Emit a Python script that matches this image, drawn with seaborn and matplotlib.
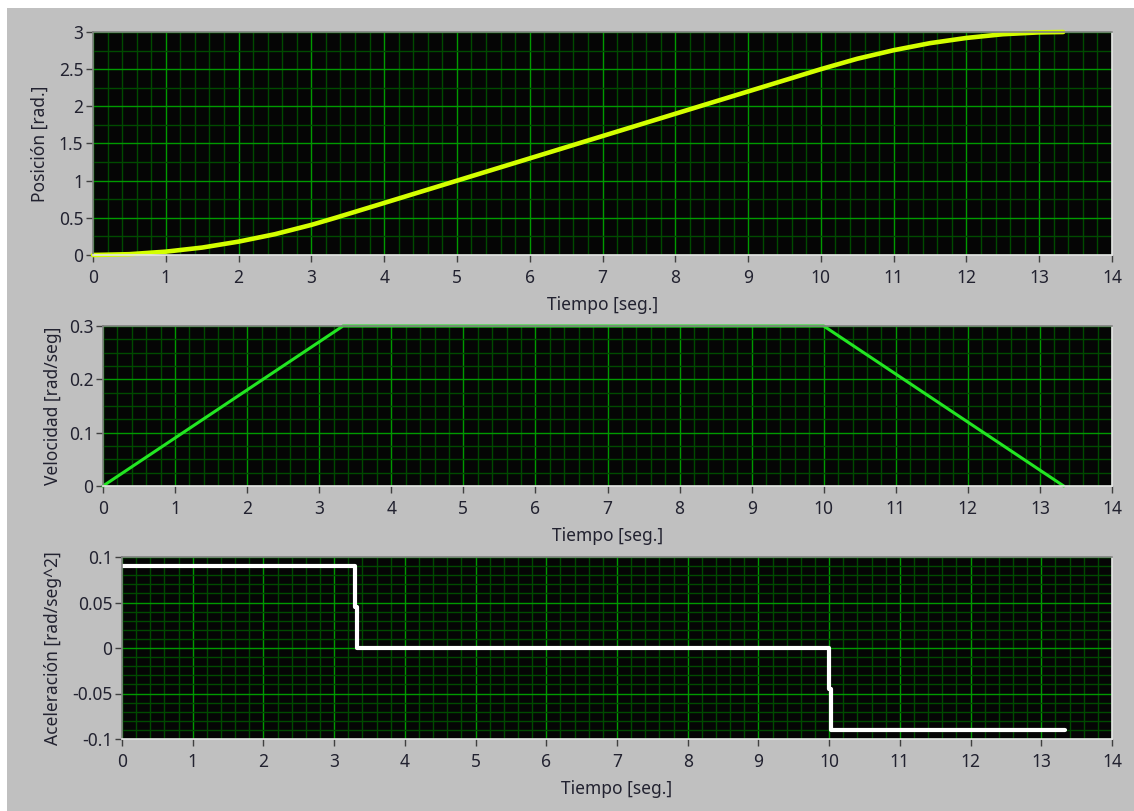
import matplotlib
matplotlib.use("Agg")
import matplotlib.pyplot as plt
from matplotlib.patches import Rectangle
from matplotlib.ticker import MultipleLocator
import seaborn as sns
import pandas as pd

# Position profile
pos_t = [0, 0.5, 1, 1.5, 2, 2.5, 3, 3.33, 4, 5, 6, 7, 8, 9, 10,
         10.5, 11, 11.5, 12, 12.5, 13, 13.33]
pos_val = [0, 0.011, 0.045, 0.10, 0.18, 0.28, 0.405, 0.50, 0.70, 1.00, 1.30,
           1.60, 1.90, 2.20, 2.50, 2.64, 2.755, 2.85, 2.92, 2.97, 2.995, 3.0]

# Velocity (trapezoid corners)
vel_t = [0, 3.33, 10.0, 13.33]
vel_val = [0, 0.3, 0.3, 0]

# Acceleration (step values, held until next time)
acc_t = [0, 3.3, 3.33, 10.0, 10.03, 13.33]
acc_val = [0.09, 0.045, 0, -0.045, -0.09, -0.09]

ylabels = ["Posición [rad.]", "Velocidad [rad/seg]", "Aceleración [rad/seg^2]"]
xlabel = "Tiempo [seg.]"

W, H = 1134, 811
BG = "#c0c0c0"
TXT = "#222230"
FS = 12.5

sns.set_style("dark")
plt.rcParams["font.family"] = ["Noto Sans", "DejaVu Sans"]

fig = plt.figure(figsize=(W / 100, H / 100), dpi=100, facecolor="white")
fig.patches.append(Rectangle((7 / W, 0), 1, 1 - 8 / H, transform=fig.transFigure,
                             facecolor=BG, edgecolor="none", zorder=-10))

# panel boxes in pixels (left, top, right, bottom), y limits, y major/minor step,
# right edge of the y label in pixels
panels = [
    ((93, 32, 1112, 255), (0, 3), 0.5, 0.25, 49),
    ((103, 326, 1112, 486), (0, 0.3), 0.1, 0.025, 62),
    ((122, 557, 1112, 739), (-0.1, 0.1), 0.05, 0.01, 62),
]

axes = []
for box, ylim, ymaj, ymin, lab_x in panels:
    left, top, right, bottom = box
    ax = fig.add_axes([left / W, 1 - bottom / H, (right - left) / W, (bottom - top) / H])
    ax.set_facecolor("#050505")
    axes.append(ax)

pos_df = pd.DataFrame({"t": pos_t, "p": pos_val})
vel_df = pd.DataFrame({"t": vel_t, "v": vel_val})
acc_df = pd.DataFrame({"t": acc_t, "a": acc_val})

sns.lineplot(data=pos_df, x="t", y="p", ax=axes[0], color="#d4ff00", lw=3.3,
             estimator=None, clip_on=False)
sns.lineplot(data=vel_df, x="t", y="v", ax=axes[1], color="#22e622", lw=2.2,
             estimator=None, clip_on=False)
sns.lineplot(data=acc_df, x="t", y="a", ax=axes[2], color="white", lw=3,
             estimator=None, drawstyle="steps-post")

for ax, (box, ylim, ymaj, ymin, lab_x), ylab in zip(axes, panels, ylabels):
    left, top, right, bottom = box
    ax.set_xlim(0, 14)
    ax.set_ylim(*ylim)
    ax.xaxis.set_major_locator(MultipleLocator(1))
    ax.xaxis.set_minor_locator(MultipleLocator(0.2))
    ax.yaxis.set_major_locator(MultipleLocator(ymaj))
    ax.yaxis.set_minor_locator(MultipleLocator(ymin))
    ax.grid(which="minor", color="#004a00", lw=1)
    ax.grid(which="major", color="#009a00", lw=1)
    ax.set_axisbelow(True)
    ax.tick_params(which="major", length=5, width=1, color="#404040",
                   labelcolor=TXT, labelsize=FS, bottom=True, left=True)
    ax.tick_params(axis="x", which="major", pad=5)
    ax.tick_params(axis="y", which="major", pad=2)
    ax.tick_params(which="minor", length=0)
    ax.yaxis.set_major_formatter(plt.FuncFormatter(lambda v, p: f"{v:g}"))
    for s in ("top", "left"):
        ax.spines[s].set_color("#808080")
    for s in ("bottom", "right"):
        ax.spines[s].set_color("#e6e6e6")
    for s in ax.spines.values():
        s.set_linewidth(1.2)
        s.set_visible(True)
    ax.set_xlabel(xlabel, color=TXT, fontsize=FS)
    ax.xaxis.set_label_coords(0.5, -41 / (bottom - top))
    ax.set_ylabel(ylab, color=TXT, fontsize=FS)
    ax.yaxis.set_label_coords((lab_x - left) / (right - left), 0.5)

fig.savefig("out.png", dpi=100, facecolor="white")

────────

- THE EXERCISE -
Print out the whole of the material word for word, without pictures.

- EXERCISE RESULT -
Emit a Python script that matches this image, drawn with seaborn and matplotlib.
import matplotlib
matplotlib.use("Agg")
import matplotlib.pyplot as plt
from matplotlib.patches import Rectangle
from matplotlib.ticker import MultipleLocator
import seaborn as sns
import pandas as pd

# Position profile
pos_t = [0, 0.5, 1, 1.5, 2, 2.5, 3, 3.33, 4, 5, 6, 7, 8, 9, 10,
         10.5, 11, 11.5, 12, 12.5, 13, 13.33]
pos_val = [0, 0.011, 0.045, 0.10, 0.18, 0.28, 0.405, 0.50, 0.70, 1.00, 1.30,
           1.60, 1.90, 2.20, 2.50, 2.64, 2.755, 2.85, 2.92, 2.97, 2.995, 3.0]

# Velocity (trapezoid corners)
vel_t = [0, 3.33, 10.0, 13.33]
vel_val = [0, 0.3, 0.3, 0]

# Acceleration (step values, held until next time)
acc_t = [0, 3.3, 3.33, 10.0, 10.03, 13.33]
acc_val = [0.09, 0.045, 0, -0.045, -0.09, -0.09]

ylabels = ["Posición [rad.]", "Velocidad [rad/seg]", "Aceleración [rad/seg^2]"]
xlabel = "Tiempo [seg.]"

W, H = 1134, 811
BG = "#c0c0c0"
TXT = "#222230"
FS = 12.5

sns.set_style("dark")
plt.rcParams["font.family"] = ["Noto Sans", "DejaVu Sans"]

fig = plt.figure(figsize=(W / 100, H / 100), dpi=100, facecolor="white")
fig.patches.append(Rectangle((7 / W, 0), 1, 1 - 8 / H, transform=fig.transFigure,
                             facecolor=BG, edgecolor="none", zorder=-10))

# panel boxes in pixels (left, top, right, bottom), y limits, y major/minor step,
# right edge of the y label in pixels
panels = [
    ((93, 32, 1112, 255), (0, 3), 0.5, 0.25, 49),
    ((103, 326, 1112, 486), (0, 0.3), 0.1, 0.025, 62),
    ((122, 557, 1112, 739), (-0.1, 0.1), 0.05, 0.01, 62),
]

axes = []
for box, ylim, ymaj, ymin, lab_x in panels:
    left, top, right, bottom = box
    ax = fig.add_axes([left / W, 1 - bottom / H, (right - left) / W, (bottom - top) / H])
    ax.set_facecolor("#050505")
    axes.append(ax)

pos_df = pd.DataFrame({"t": pos_t, "p": pos_val})
vel_df = pd.DataFrame({"t": vel_t, "v": vel_val})
acc_df = pd.DataFrame({"t": acc_t, "a": acc_val})

sns.lineplot(data=pos_df, x="t", y="p", ax=axes[0], color="#d4ff00", lw=3.3,
             estimator=None, clip_on=False)
sns.lineplot(data=vel_df, x="t", y="v", ax=axes[1], color="#22e622", lw=2.2,
             estimator=None, clip_on=False)
sns.lineplot(data=acc_df, x="t", y="a", ax=axes[2], color="white", lw=3,
             estimator=None, drawstyle="steps-post")

for ax, (box, ylim, ymaj, ymin, lab_x), ylab in zip(axes, panels, ylabels):
    left, top, right, bottom = box
    ax.set_xlim(0, 14)
    ax.set_ylim(*ylim)
    ax.xaxis.set_major_locator(MultipleLocator(1))
    ax.xaxis.set_minor_locator(MultipleLocator(0.2))
    ax.yaxis.set_major_locator(MultipleLocator(ymaj))
    ax.yaxis.set_minor_locator(MultipleLocator(ymin))
    ax.grid(which="minor", color="#004a00", lw=1)
    ax.grid(which="major", color="#009a00", lw=1)
    ax.set_axisbelow(True)
    ax.tick_params(which="major", length=5, width=1, color="#404040",
                   labelcolor=TXT, labelsize=FS, bottom=True, left=True)
    ax.tick_params(axis="x", which="major", pad=5)
    ax.tick_params(axis="y", which="major", pad=2)
    ax.tick_params(which="minor", length=0)
    ax.yaxis.set_major_formatter(plt.FuncFormatter(lambda v, p: f"{v:g}"))
    for s in ("top", "left"):
        ax.spines[s].set_color("#808080")
    for s in ("bottom", "right"):
        ax.spines[s].set_color("#e6e6e6")
    for s in ax.spines.values():
        s.set_linewidth(1.2)
        s.set_visible(True)
    ax.set_xlabel(xlabel, color=TXT, fontsize=FS)
    ax.xaxis.set_label_coords(0.5, -41 / (bottom - top))
    ax.set_ylabel(ylab, color=TXT, fontsize=FS)
    ax.yaxis.set_label_coords((lab_x - left) / (right - left), 0.5)

fig.savefig("out.png", dpi=100, facecolor="white")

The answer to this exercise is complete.